Safari 5′s reader is going to piss a lot of people off

Dan Moren in Macworld:

The new Safari Reader feature seems akin to Web-based services like Readability, giving you the option of viewing a Web page in a slimmed-down, scrollable view that eliminates many of the distracting elements. Safari 5 can detect both single and multipage articles and allows you to toggle the Reader mode to display the article, print it, or share it via e-mail.
If you haven’t tried it, you should—it works pretty well. It’s also going to make a lot of people—those who think that splashing ads in my face all day is the right way to catch my attention1—really unhappy because they no longer hold the power to make us consume their content the way we want.
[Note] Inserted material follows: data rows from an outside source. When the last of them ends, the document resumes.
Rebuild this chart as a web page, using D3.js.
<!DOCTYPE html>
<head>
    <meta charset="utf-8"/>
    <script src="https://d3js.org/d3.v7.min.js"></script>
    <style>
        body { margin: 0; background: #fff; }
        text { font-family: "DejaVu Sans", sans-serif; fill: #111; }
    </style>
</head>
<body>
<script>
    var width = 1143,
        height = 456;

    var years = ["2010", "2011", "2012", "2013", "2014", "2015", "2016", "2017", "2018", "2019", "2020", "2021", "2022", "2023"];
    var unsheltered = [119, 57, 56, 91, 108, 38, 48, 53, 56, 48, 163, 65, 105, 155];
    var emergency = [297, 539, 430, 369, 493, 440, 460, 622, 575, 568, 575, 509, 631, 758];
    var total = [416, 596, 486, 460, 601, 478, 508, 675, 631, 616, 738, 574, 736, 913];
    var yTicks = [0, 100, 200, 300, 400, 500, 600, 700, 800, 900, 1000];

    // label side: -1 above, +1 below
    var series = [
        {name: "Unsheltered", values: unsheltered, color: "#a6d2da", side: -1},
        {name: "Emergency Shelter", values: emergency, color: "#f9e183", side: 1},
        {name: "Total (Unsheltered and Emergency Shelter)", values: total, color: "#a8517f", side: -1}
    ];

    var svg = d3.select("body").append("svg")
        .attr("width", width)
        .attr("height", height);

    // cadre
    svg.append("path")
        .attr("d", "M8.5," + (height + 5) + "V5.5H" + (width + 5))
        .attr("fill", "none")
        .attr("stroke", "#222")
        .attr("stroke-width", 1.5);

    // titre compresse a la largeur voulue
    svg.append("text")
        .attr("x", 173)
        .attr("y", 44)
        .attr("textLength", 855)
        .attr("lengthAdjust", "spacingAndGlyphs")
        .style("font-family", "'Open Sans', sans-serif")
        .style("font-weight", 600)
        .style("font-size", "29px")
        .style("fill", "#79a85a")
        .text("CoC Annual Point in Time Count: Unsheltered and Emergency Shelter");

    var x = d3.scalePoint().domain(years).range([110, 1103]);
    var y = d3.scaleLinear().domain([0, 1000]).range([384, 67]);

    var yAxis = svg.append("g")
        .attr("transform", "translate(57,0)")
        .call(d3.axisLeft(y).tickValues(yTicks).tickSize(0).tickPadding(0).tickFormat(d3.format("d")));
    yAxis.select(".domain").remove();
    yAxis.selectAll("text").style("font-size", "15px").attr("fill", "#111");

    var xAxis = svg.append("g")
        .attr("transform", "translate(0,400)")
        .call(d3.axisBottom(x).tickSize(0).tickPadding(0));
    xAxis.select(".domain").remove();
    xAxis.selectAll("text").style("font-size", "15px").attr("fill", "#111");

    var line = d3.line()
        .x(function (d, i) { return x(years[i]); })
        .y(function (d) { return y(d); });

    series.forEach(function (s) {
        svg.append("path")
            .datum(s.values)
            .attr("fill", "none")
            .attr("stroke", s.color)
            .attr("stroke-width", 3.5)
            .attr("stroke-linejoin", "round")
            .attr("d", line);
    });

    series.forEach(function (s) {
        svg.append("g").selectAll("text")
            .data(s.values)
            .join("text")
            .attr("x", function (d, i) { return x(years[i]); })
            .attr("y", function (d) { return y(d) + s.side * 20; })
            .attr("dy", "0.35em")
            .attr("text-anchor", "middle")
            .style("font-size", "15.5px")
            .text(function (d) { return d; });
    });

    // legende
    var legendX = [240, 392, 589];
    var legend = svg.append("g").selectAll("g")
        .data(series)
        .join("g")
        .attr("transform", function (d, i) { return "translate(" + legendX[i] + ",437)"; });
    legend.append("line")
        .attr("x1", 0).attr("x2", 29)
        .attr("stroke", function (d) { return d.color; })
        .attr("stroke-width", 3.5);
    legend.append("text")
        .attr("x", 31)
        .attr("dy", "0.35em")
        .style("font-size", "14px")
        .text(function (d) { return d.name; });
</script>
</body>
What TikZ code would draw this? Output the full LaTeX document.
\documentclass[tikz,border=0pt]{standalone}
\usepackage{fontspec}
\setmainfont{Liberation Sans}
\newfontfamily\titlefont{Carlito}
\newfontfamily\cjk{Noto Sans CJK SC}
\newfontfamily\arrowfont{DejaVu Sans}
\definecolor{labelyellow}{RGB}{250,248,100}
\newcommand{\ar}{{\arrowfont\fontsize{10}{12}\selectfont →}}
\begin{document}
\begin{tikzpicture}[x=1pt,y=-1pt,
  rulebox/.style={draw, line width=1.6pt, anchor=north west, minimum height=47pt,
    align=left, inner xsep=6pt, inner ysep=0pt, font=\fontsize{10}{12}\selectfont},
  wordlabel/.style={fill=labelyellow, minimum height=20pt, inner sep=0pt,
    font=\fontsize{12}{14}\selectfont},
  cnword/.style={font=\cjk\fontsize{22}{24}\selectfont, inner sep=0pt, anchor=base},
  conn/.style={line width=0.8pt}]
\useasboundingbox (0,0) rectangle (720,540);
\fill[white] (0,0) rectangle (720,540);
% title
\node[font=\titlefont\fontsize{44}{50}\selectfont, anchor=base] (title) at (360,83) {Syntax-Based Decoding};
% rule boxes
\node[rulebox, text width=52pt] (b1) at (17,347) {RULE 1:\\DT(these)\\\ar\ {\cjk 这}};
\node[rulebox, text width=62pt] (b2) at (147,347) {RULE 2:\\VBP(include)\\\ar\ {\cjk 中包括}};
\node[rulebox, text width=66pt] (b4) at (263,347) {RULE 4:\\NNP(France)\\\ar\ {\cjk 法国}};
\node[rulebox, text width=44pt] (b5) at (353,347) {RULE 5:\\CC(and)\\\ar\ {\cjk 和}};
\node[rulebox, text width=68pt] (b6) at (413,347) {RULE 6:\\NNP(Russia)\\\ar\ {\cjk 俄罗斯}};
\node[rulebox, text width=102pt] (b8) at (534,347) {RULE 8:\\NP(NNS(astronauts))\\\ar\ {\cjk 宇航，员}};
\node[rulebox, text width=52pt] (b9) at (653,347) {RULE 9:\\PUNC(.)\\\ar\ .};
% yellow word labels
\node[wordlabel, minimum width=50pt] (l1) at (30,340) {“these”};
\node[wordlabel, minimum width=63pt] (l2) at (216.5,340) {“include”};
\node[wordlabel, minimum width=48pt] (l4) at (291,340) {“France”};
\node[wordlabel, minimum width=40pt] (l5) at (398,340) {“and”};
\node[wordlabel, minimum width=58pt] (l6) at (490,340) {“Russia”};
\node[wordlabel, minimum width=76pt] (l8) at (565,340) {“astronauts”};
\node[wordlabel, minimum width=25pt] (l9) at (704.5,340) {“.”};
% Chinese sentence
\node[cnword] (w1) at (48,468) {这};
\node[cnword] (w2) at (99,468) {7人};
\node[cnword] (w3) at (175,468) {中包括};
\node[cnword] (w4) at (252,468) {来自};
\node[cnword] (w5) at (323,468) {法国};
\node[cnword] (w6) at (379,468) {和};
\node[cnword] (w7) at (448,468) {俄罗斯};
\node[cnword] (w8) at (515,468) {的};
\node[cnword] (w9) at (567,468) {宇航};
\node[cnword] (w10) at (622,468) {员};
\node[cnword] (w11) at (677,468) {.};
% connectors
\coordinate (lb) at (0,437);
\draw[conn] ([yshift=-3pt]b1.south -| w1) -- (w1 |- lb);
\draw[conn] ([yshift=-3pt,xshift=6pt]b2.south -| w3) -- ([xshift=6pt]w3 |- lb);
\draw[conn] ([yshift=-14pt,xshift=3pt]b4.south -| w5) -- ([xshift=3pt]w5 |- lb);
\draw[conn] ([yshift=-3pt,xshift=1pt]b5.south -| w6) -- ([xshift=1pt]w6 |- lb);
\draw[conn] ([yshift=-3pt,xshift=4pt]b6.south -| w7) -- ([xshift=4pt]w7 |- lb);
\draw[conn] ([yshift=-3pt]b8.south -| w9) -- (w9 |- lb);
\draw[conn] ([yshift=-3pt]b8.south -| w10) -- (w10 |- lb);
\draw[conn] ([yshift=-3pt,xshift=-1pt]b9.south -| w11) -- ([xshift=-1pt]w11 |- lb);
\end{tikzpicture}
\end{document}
For my part, I very much like the idea of getting access to my content in an isolated, easily readable and well-laid-out format. Publishers are probably going to think that Apple is trying to screw them, whereas they should really start to realize that this is the way people want to be able to consume content on the web: no pagination, no interstitials, no popups, no stupid “windows” that fly across the screen.

Apple’s defence of this new functionality is going to be that the user still needs to visit a page in order to take advantage of Reader. The counterpoint is that Reader does away completely with the formatting of that page, so, if your site relies on advertising clicks to make money, you’re going to take a big hit.

It’ll be interesting to see how this plays out. Readability has been around for a while, but it’s still a niche scriptlet that you need to discover, and it’s not that popular among the non-tech crowd. Reader, on the other hand, is built straight into the browser, which puts it within reach of anyone. I see two possible outcomes if this kind of functionality catches on with other browsers: either site owners are going to start banning Safari users—hey, stupidity flows eternal—or ads and marketing are going to start becoming more integrated within the content. Of course, the whole thing could fizzle and nothing might happen, too.

  1. In their defence, they probably do it because it works.